__RECORDED INFORMATION__:
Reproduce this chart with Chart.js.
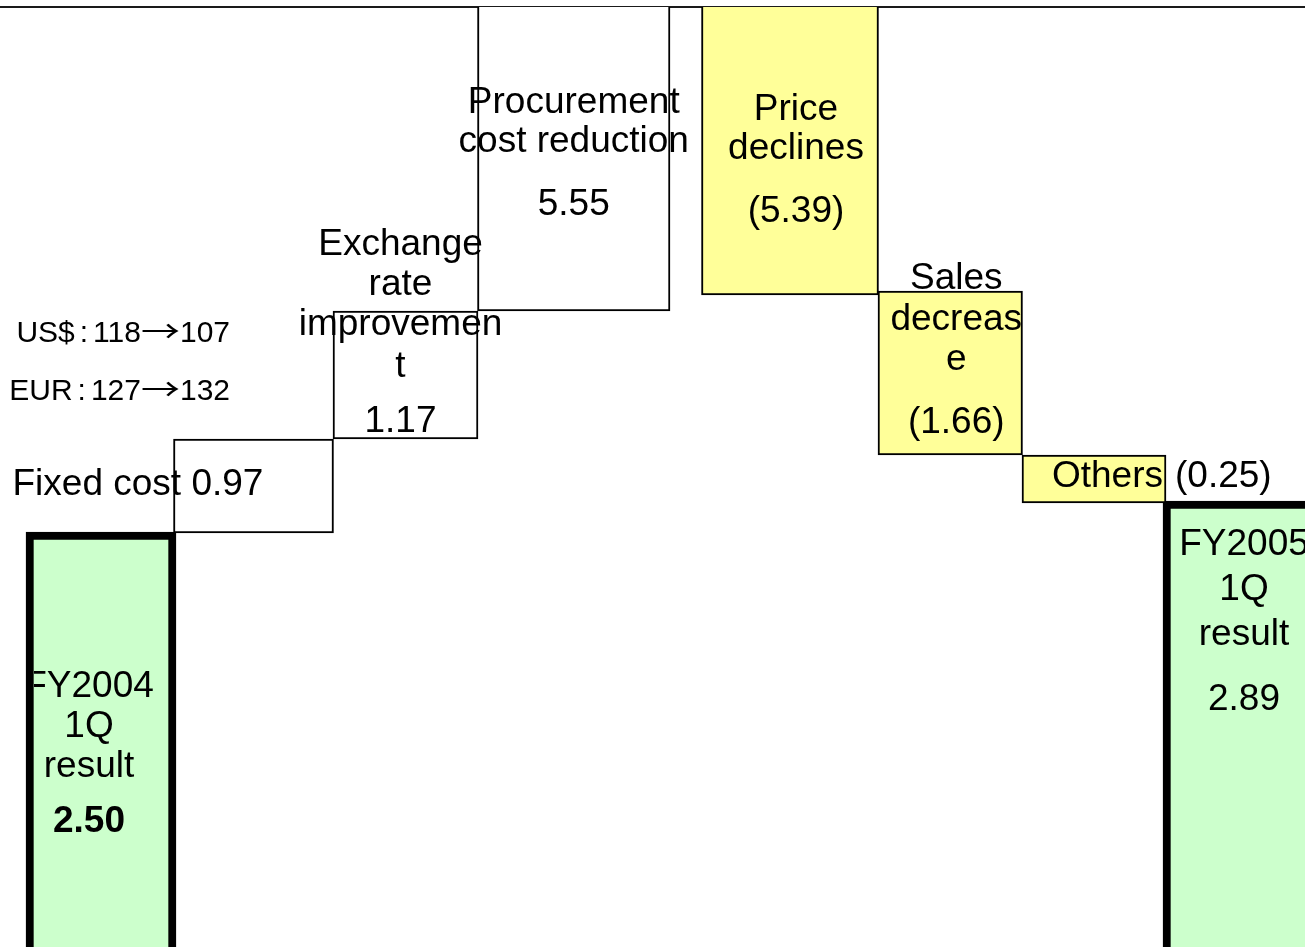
<!DOCTYPE html>
<html>
<head>
<meta charset="utf-8">
<title>FY2004 1Q → FY2005 1Q result bridge</title>
<script src="https://cdn.jsdelivr.net/npm/chart.js@4/dist/chart.umd.min.js"></script>
<style>
  html, body { margin: 0; padding: 0; background: #ffffff; overflow: hidden; }
  #wrap { width: 1305px; height: 947px; position: relative; }
  canvas { display: block; }
</style>
</head>
<body>
<div id="wrap"><canvas id="c" width="1305" height="947"></canvas></div>
<script>
// ---------------- data ----------------
const stepNames  = ['FY2004 1Q result', 'Fixed cost', 'Exchange rate improvement', 'Procurement cost reduction',
                    'Price declines', 'Sales decrease', 'Others', 'FY2005 1Q result'];
const stepValues = [2.50, 0.97, 1.17, 5.55, -5.39, -1.66, -0.25, 2.89];
const valueTexts = ['2.50', '0.97', '1.17', '5.55', '(5.39)', '(1.66)', '(0.25)', '2.89'];
const stepKinds  = ['total', 'up', 'up', 'up', 'down', 'down', 'down', 'total'];

// bar extents as drawn on the slide (not to scale: totals run off the bottom,
// the two largest steps run off the top of the frame)
const barLow  = [-1.00, 4.14, 5.08, 6.36, 6.52, 4.92, 4.44, -1.00];
const barHigh = [ 4.15, 5.08, 6.36, 9.60, 9.60, 6.56, 4.92,  4.46];

// horizontal slot of each bar on the slide
const slotStart = [ 2.60, 17.35, 33.30, 47.75, 70.15,  87.80, 102.20, 116.30];
const slotEnd   = [17.60, 33.35, 47.80, 67.00, 87.85, 102.25, 116.60, 134.00];

// text shown on the slide
const labelLines = [
  ['FY2004', '1Q', 'result'],
  ['Fixed cost'],
  ['Exchange', 'rate', 'improvemen', 't'],
  ['Procurement', 'cost reduction'],
  ['Price', 'declines'],
  ['Sales', 'decreas', 'e'],
  ['Others'],
  ['FY2005', '1Q', 'result']
];
const rateCurrencies = ['US$', 'EUR'];
const rateFrom = ['118', '127'];
const rateTo   = ['107', '132'];

// ---------------- styles / layout ----------------
const W = 1305;
const xMin = 0, xMax = 130.5, yMin = 0, yMax = 9.4;
const pxPerUnit = W / (xMax - xMin);
const FONT = '"Liberation Sans", Arial, sans-serif';
const CJK = '"Noto Sans CJK JP", sans-serif';
const fills   = { total: '#CCFFCC', up: '#FFFFFF', down: '#FFFF99' };
const borders = { total: 8, up: 2, down: 2 };

// label placement relative to each bar (pixels)
const labelLayout = [
  { ax: 'center', ay: 'top',    dx: -12,  align: 'center', lineY: [165, 205, 245], valueY: 300, valueBold: true, clipToBar: true },
  { ax: 'left',   ay: 'top',    dx: -161, align: 'left',   lineY: [56], inlineValue: true },
  { ax: 'center', ay: 'top',    dx: -5,   align: 'center', lineY: [-56, -16, 24, 66], valueY: 121 },
  { ax: 'center', ay: 'bottom', dx: 0,    align: 'center', lineY: [-198, -159], valueY: -96 },
  { ax: 'center', ay: 'bottom', dx: 6,    align: 'center', lineY: [-175, -136], valueY: -73 },
  { ax: 'center', ay: 'top',    dx: 6,    align: 'center', lineY: [-2, 39, 79], valueY: 142 },
  { ax: 'right',  ay: 'top',    dx: -3,   align: 'right',  lineY: [32], valueY: 32, valueDx: 12, valueAlign: 'left' },
  { ax: 'left',   ay: 'top',    dx: 81,   align: 'center', lineY: [54, 99, 144], valueY: 209 }
];

const datasets = stepNames.map((name, i) => ({
  label: name,
  data: [{ x: (slotStart[i] + slotEnd[i]) / 2, y: [barLow[i], barHigh[i]] }],
  backgroundColor: fills[stepKinds[i]],
  borderColor: '#000000',
  borderWidth: borders[stepKinds[i]],
  borderSkipped: false,
  barThickness: (slotEnd[i] - slotStart[i]) * pxPerUnit,
  grouped: false,
  clip: 0
}));

// draws "CUR:from→to" right-aligned at x, mixing Latin text with a long CJK arrow
function drawRateLine(ctx, k, xRight, y) {
  const size = 30;
  const latin = size + 'px ' + FONT;
  const arrowFont = size + 'px ' + CJK;
  const arrowStretch = 1.3, gap = 5;
  const segs = [
    { t: rateCurrencies[k], f: latin, post: gap },
    { t: ':', f: latin, post: gap },
    { t: rateFrom[k], f: latin, post: 0 },
    { t: '→', f: arrowFont, post: 0, sx: arrowStretch },
    { t: rateTo[k], f: latin, post: 0 }
  ];
  let total = 0;
  segs.forEach(s => { ctx.font = s.f; s.w = ctx.measureText(s.t).width * (s.sx || 1); total += s.w + s.post; });
  let x = xRight - total;
  ctx.textAlign = 'left';
  segs.forEach(s => {
    ctx.font = s.f;
    if (s.sx) {
      ctx.save(); ctx.translate(x, y); ctx.scale(s.sx, 1); ctx.fillText(s.t, 0, 0); ctx.restore();
    } else {
      ctx.fillText(s.t, x, y);
    }
    x += s.w + s.post;
  });
}

const slideLabels = {
  id: 'slideLabels',
  afterDatasetsDraw(chart) {
    const ctx = chart.ctx;
    const geo = (i) => {
      const el = chart.getDatasetMeta(i).data[0];
      const half = el.width / 2;
      return { cx: el.x, left: el.x - half, right: el.x + half,
               top: Math.min(el.y, el.base), bottom: Math.max(el.y, el.base) };
    };
    ctx.save();
    ctx.fillStyle = '#000000';
    ctx.textBaseline = 'alphabetic';

    labelLayout.forEach((L, i) => {
      const g = geo(i);
      const baseX = (L.ax === 'center' ? g.cx : L.ax === 'left' ? g.left : g.right) + L.dx;
      const baseY = L.ay === 'top' ? g.top : g.bottom;
      ctx.save();
      if (L.clipToBar) {
        const bw = borders[stepKinds[i]];
        ctx.beginPath();
        ctx.rect(g.left + bw, g.top + bw, (g.right - g.left) - 2 * bw, chart.chartArea.bottom - g.top);
        ctx.clip();
      }
      ctx.font = '37px ' + FONT;
      ctx.textAlign = L.align;
      labelLines[i].forEach((line, k) => {
        const txt = L.inlineValue ? line + ' ' + valueTexts[i] : line;
        ctx.fillText(txt, baseX, baseY + L.lineY[k]);
      });
      if (!L.inlineValue) {
        ctx.font = (L.valueBold ? 'bold ' : '') + '37px ' + FONT;
        ctx.textAlign = L.valueAlign || L.align;
        ctx.fillText(valueTexts[i], baseX + (L.valueDx || 0), baseY + L.valueY);
      }
      ctx.restore();
    });

    // exchange-rate note next to the exchange bar
    const ex = geo(2);
    drawRateLine(ctx, 0, ex.left - 103, ex.top + 31);
    drawRateLine(ctx, 1, ex.left - 103, ex.top + 89);
    ctx.restore();
  }
};

new Chart(document.getElementById('c'), {
  type: 'bar',
  data: { datasets },
  options: {
    responsive: false,
    animation: false,
    layout: { padding: { top: 7, left: 0, right: 0, bottom: 0 } },
    plugins: { legend: { display: false }, tooltip: { enabled: false }, title: { display: false } },
    scales: {
      x: {
        type: 'linear', position: 'top', min: xMin, max: xMax, offset: false, z: 1,
        grid: { display: false, drawTicks: false },
        ticks: { display: false },
        border: { display: true, color: '#1a1a1a', width: 2 }
      },
      y: { type: 'linear', min: yMin, max: yMax, display: false }
    }
  },
  plugins: [slideLabels]
});
</script>
</body>
</html>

__DIRECTIONS FOR THIS TASK__: Show every line of the listing in which the string "with" can be found.

__WRITTEN ANSWER__:
Reproduce this chart with Chart.js.
// draws "CUR:from→to" right-aligned at x, mixing Latin text with a long CJK arrow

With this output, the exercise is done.